E questa unica vera salvezza è indicata con parole chiare, senza troppi “fronzoli” da Paolo che, nella sua prima lettera ai Corinzi, raccomanda questa trasmissione nella fede e della fede: “Fate questo in memoria di me”. C’è un fare che non è nostro, non è a nostra disposizione e ci viene donato, consegnato perché a nostra volta ne facciamo dono e, da esso, noi stessi diventiamo dono. “Fate questo”: il memoriale del dono e del sacrificio di Gesù che ha preso sul serio il comandamento dell’Amore, testimoniando la sua fedeltà al Padre nel dare se stesso e attraversando la passione, la morte perché arrivasse alla risurrezione. Noi tutti ci nutriamo del corpo e del sangue di Gesù morto e risorto: “Ogni volta infatti che mangiate questo pane e bevete al calice, voi annunciate la morte del Signore, finché egli venga“. Anche qui, anche ora, noi annunciamo la Sua morte e attendiamo la Sua venuta nella gloria. Quanto abbiamo bisogno che questa attesa sia compiuta!

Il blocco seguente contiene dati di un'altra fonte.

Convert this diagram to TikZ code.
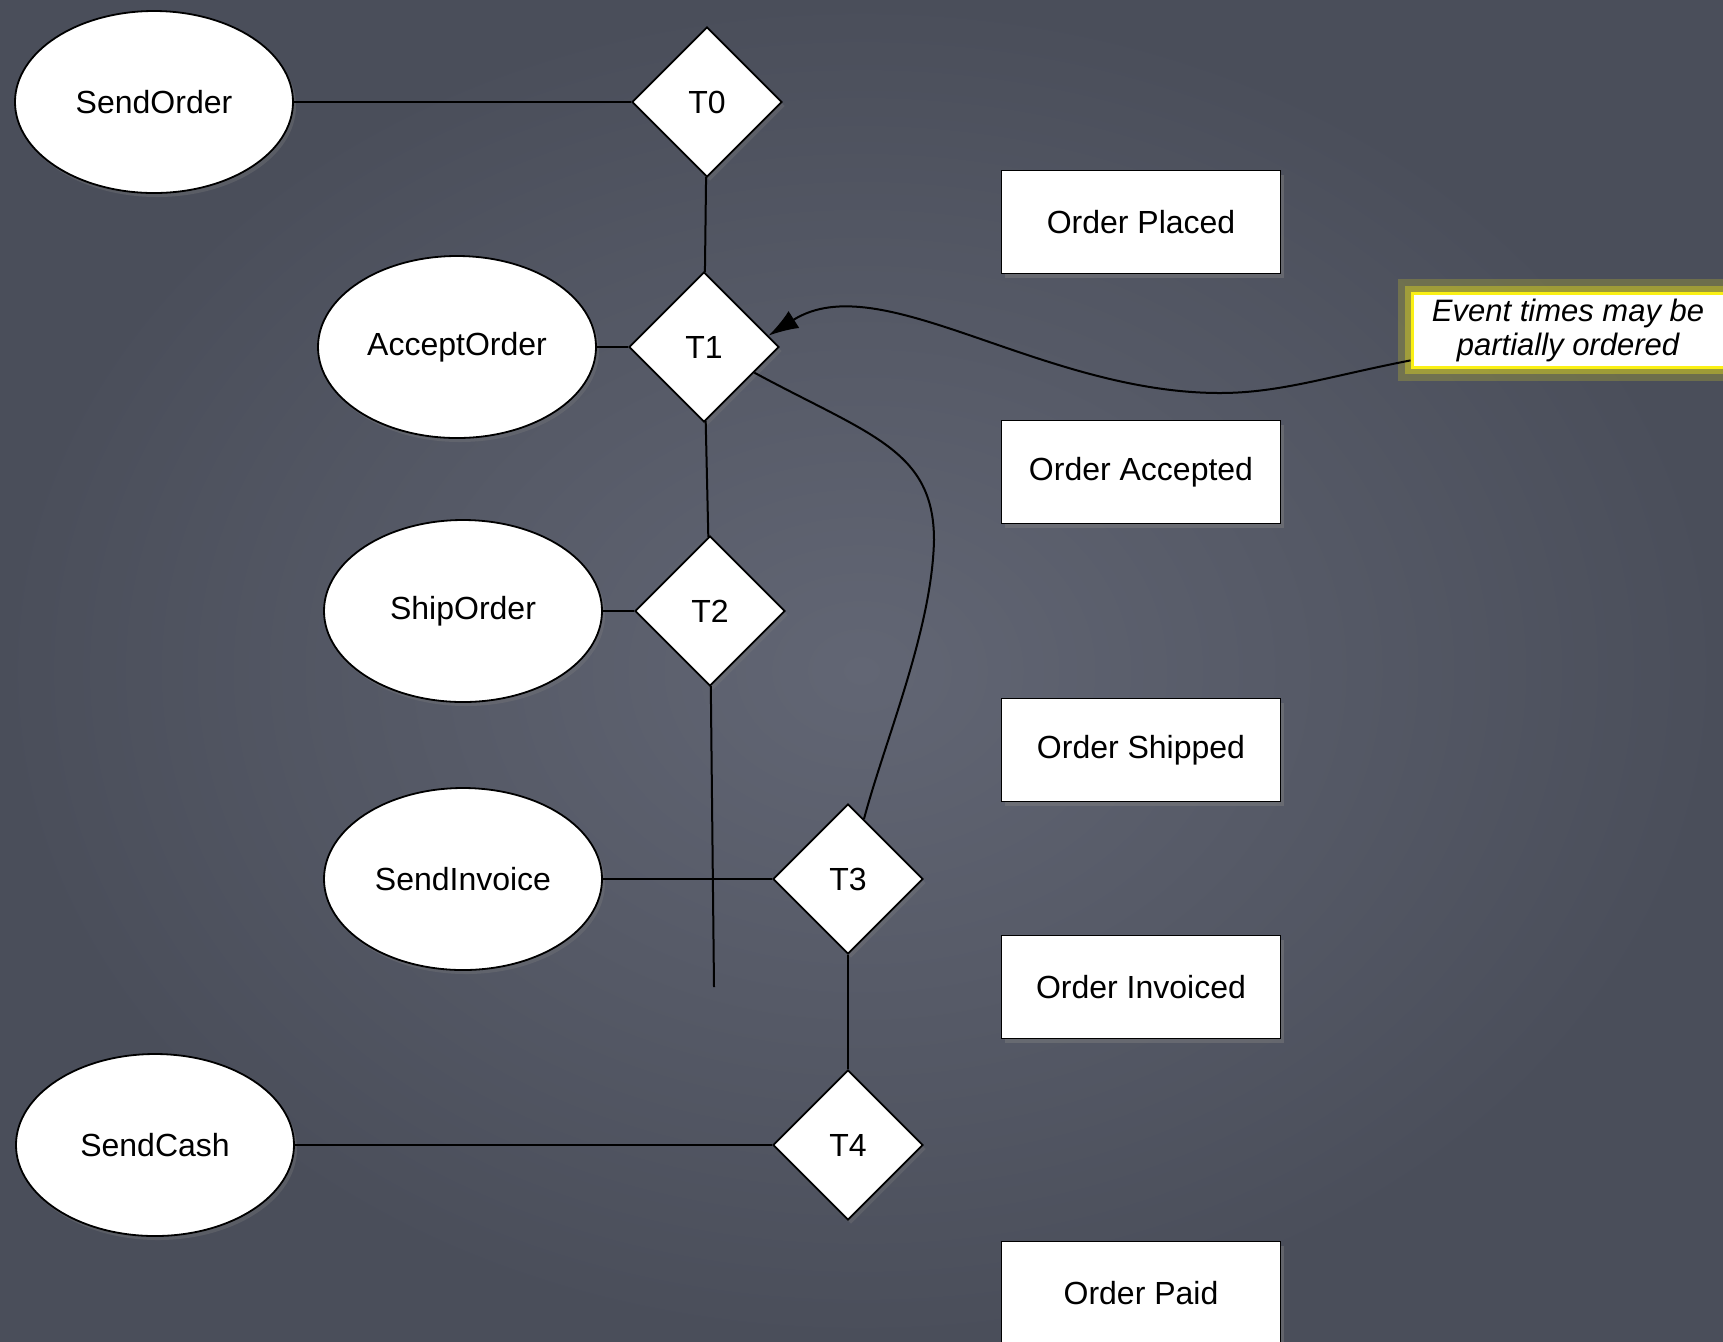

“«Andate in città da un tale e ditegli: “Il Maestro dice: Il mio tempo è vicino; farò la Pasqua da te con i miei discepoli”». I discepoli fecero come aveva loro ordinato Gesù, e prepararono la Pasqua“. Mai come quest’anno mi sembra, ci sembra di aver preparato la Pasqua; mai come quest’anno mi sembra, ci sembra di vivere la prima Pasqua, quella familiare, quella “casalinga”, quella tra amici e fratelli; una Pasqua piena di trepidazione e di attesa, una Pasqua dove Gesù è “di casa” e si offre a noi come dono rinnovato del Padre, un dono che chiede di essere accolto, compreso, amato, fatto nostro. Questo dono di Gesù, questo donare se stesso è impegnativo per ciascuno di noi: mai come ora sento, sentiamo il bisogno di accogliere questo dono d’Amore, questo dono che interpella e verifica la nostra vita e la nostra fede. Abbiamo preparato la Pasqua, l’abbiamo preparata nel più intimo del nostro cuore, l’abbiamo preparata quasi camminando con Gesù nel deserto lasciandoci attraversare dalle tentazioni, dalle prove (che non sono ancora finite): come di discepoli di allora, anche noi però rischiamo di non comprendere, non capire, non vegliare, rischiamo di tradire il dono che Gesù fa di se stesso a ciascuno di noi. E allora, per sconfiggere tutto questo (incomprensione, rilassatezza, freddezza, incapacità all’ascolto profondo e all’accoglienza del dono di Dio) non possiamo far altro che ripetere, con il Maestro, fissando lo sguardo su di Lui: «Padre mio, se questo calice non può passare via senza che io lo beva, si compia la tua volontà». Che la mia volontà, che la nostra volontà, Signore Gesù, sia guidata solo da Te, dal tuo santo Spirito, dalla tua Presenza Reale, qui ed ora. Amen.